--- TASK GOAL ---
Below are entries; repeat exactly, and nothing else, the lines from the one holding "Give me the" through the one holding "d3.utcMonth.range(startMonth, d3.utcMonth.offset(endMonth, 1));", inclusive. Leave the pictures out.

--- PROVIDED ENTRIES ---
══════════════════════════════
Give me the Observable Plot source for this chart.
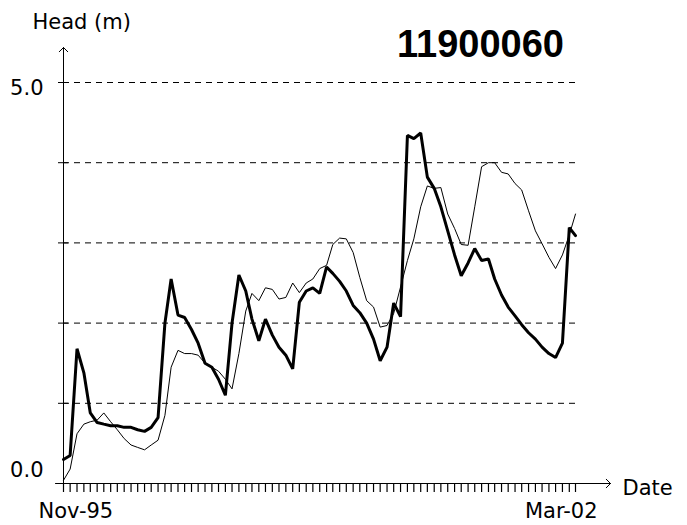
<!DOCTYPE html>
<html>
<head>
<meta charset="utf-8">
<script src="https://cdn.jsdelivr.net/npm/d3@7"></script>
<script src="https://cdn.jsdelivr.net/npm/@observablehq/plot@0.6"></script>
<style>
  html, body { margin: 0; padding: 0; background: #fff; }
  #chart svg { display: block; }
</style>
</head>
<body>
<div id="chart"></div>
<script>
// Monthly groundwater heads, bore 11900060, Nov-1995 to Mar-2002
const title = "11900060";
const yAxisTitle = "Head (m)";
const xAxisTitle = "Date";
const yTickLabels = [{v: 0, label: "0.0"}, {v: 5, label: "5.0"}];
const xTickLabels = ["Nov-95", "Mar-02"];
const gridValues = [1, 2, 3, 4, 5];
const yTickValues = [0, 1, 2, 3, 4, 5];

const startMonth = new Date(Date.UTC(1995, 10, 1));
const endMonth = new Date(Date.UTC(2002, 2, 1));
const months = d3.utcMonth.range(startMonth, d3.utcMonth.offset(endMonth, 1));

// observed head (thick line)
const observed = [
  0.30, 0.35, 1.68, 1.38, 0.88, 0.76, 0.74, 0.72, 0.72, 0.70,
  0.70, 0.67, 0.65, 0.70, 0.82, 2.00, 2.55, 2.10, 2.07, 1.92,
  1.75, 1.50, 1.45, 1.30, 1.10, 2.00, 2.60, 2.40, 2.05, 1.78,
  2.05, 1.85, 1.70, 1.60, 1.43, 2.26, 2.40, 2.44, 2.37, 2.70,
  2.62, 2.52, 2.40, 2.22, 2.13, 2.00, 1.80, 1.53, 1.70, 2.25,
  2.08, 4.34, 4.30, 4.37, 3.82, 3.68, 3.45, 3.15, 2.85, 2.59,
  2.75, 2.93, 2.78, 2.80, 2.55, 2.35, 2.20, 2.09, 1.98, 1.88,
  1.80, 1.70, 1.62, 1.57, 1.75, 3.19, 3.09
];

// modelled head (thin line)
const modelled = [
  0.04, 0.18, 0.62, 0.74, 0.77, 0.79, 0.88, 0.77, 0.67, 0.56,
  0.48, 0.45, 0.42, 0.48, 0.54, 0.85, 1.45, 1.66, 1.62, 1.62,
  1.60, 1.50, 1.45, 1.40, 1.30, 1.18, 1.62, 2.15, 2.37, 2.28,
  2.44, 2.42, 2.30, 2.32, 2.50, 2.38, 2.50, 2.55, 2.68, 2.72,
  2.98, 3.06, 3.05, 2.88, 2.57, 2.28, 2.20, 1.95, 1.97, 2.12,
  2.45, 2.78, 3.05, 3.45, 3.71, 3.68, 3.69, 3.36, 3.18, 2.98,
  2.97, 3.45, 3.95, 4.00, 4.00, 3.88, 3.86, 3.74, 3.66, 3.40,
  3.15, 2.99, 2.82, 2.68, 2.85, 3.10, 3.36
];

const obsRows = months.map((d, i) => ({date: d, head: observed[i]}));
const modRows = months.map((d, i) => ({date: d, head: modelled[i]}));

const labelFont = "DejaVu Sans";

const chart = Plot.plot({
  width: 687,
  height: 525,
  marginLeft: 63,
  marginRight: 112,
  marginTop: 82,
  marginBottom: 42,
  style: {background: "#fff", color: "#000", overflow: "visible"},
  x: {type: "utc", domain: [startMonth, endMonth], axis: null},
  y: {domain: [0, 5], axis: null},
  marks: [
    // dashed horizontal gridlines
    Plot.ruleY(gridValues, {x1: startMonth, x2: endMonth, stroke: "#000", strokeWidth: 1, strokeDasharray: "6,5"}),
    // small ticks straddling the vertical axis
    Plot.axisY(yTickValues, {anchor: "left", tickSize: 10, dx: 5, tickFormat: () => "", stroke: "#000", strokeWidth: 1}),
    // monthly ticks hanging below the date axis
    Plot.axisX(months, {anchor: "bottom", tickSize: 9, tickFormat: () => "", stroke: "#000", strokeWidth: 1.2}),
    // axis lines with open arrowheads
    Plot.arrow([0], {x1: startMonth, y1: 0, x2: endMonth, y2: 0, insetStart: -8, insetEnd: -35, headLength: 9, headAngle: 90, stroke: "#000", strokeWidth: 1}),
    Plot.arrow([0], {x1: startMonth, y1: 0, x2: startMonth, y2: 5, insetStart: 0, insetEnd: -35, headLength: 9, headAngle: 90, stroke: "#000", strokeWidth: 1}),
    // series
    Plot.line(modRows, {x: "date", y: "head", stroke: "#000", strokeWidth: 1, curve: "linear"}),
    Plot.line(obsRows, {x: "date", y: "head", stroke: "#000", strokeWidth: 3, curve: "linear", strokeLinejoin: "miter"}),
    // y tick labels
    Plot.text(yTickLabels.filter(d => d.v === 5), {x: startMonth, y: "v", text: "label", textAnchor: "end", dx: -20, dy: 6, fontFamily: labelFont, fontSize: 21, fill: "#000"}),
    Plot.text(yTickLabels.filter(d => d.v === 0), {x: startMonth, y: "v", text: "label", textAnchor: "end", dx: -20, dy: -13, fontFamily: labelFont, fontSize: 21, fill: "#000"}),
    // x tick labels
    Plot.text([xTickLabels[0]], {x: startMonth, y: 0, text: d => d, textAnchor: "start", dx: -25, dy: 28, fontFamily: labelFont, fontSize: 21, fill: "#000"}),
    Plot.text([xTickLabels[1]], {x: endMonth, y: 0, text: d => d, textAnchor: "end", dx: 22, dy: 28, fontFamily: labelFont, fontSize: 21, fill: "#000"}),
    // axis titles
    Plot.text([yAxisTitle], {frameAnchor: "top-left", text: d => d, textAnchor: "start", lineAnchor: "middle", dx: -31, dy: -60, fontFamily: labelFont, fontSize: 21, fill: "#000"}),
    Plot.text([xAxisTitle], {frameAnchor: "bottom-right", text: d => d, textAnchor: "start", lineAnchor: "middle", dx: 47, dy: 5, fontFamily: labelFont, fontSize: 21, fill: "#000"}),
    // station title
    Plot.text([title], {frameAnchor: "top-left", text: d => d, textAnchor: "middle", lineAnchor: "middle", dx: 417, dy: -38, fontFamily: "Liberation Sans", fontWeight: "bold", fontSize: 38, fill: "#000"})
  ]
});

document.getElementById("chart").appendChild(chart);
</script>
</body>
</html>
══════════════════════════════
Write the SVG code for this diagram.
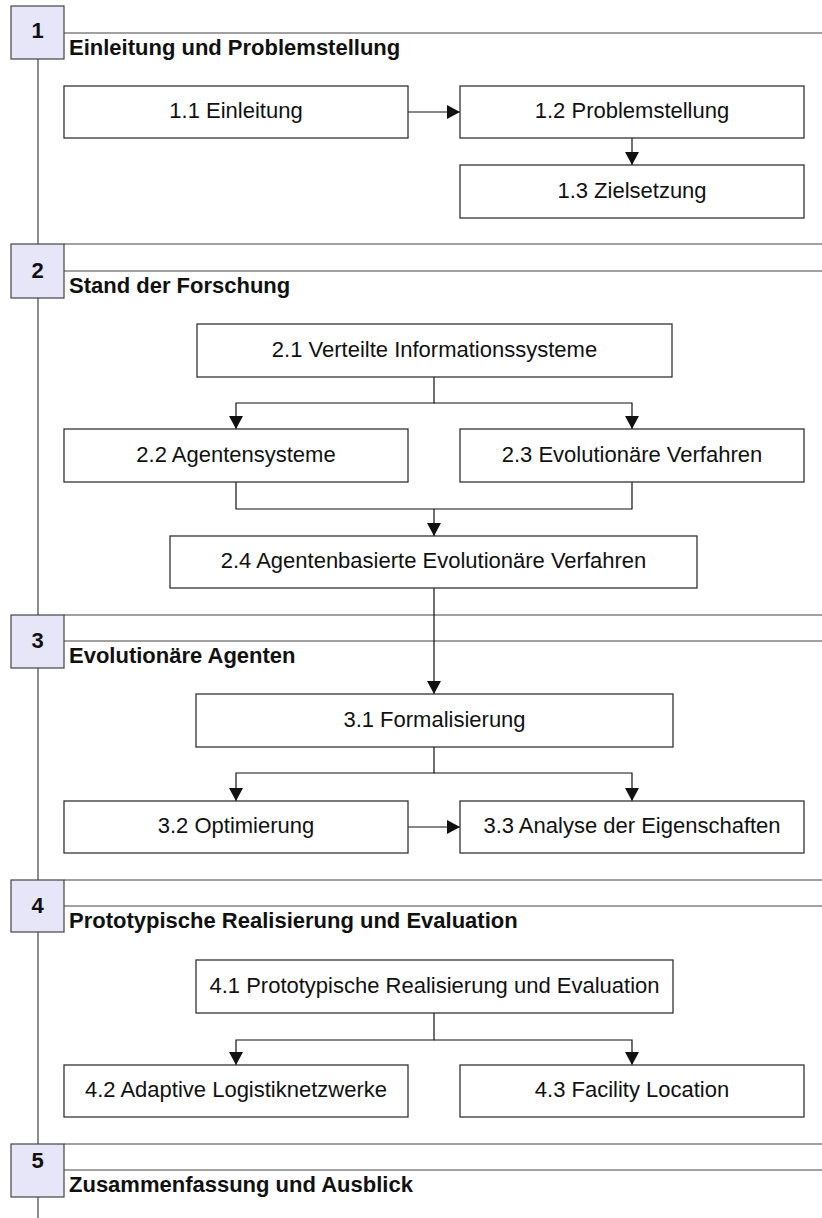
══════════════════════════════
--- OUTPUT FOR THIS TASK ---
Give me the Observable Plot source for this chart.
<!DOCTYPE html>
<html>
<head>
<meta charset="utf-8">
<script src="https://cdn.jsdelivr.net/npm/d3@7"></script>
<script src="https://cdn.jsdelivr.net/npm/@observablehq/plot@0.6"></script>
<style>
  html, body { margin: 0; padding: 0; background: #fff; }
  #chart svg { display: block; }
</style>
</head>
<body>
<div id="chart"></div>
<script>
// Monthly groundwater heads, bore 11900060, Nov-1995 to Mar-2002
const title = "11900060";
const yAxisTitle = "Head (m)";
const xAxisTitle = "Date";
const yTickLabels = [{v: 0, label: "0.0"}, {v: 5, label: "5.0"}];
const xTickLabels = ["Nov-95", "Mar-02"];
const gridValues = [1, 2, 3, 4, 5];
const yTickValues = [0, 1, 2, 3, 4, 5];

const startMonth = new Date(Date.UTC(1995, 10, 1));
const endMonth = new Date(Date.UTC(2002, 2, 1));
const months = d3.utcMonth.range(startMonth, d3.utcMonth.offset(endMonth, 1));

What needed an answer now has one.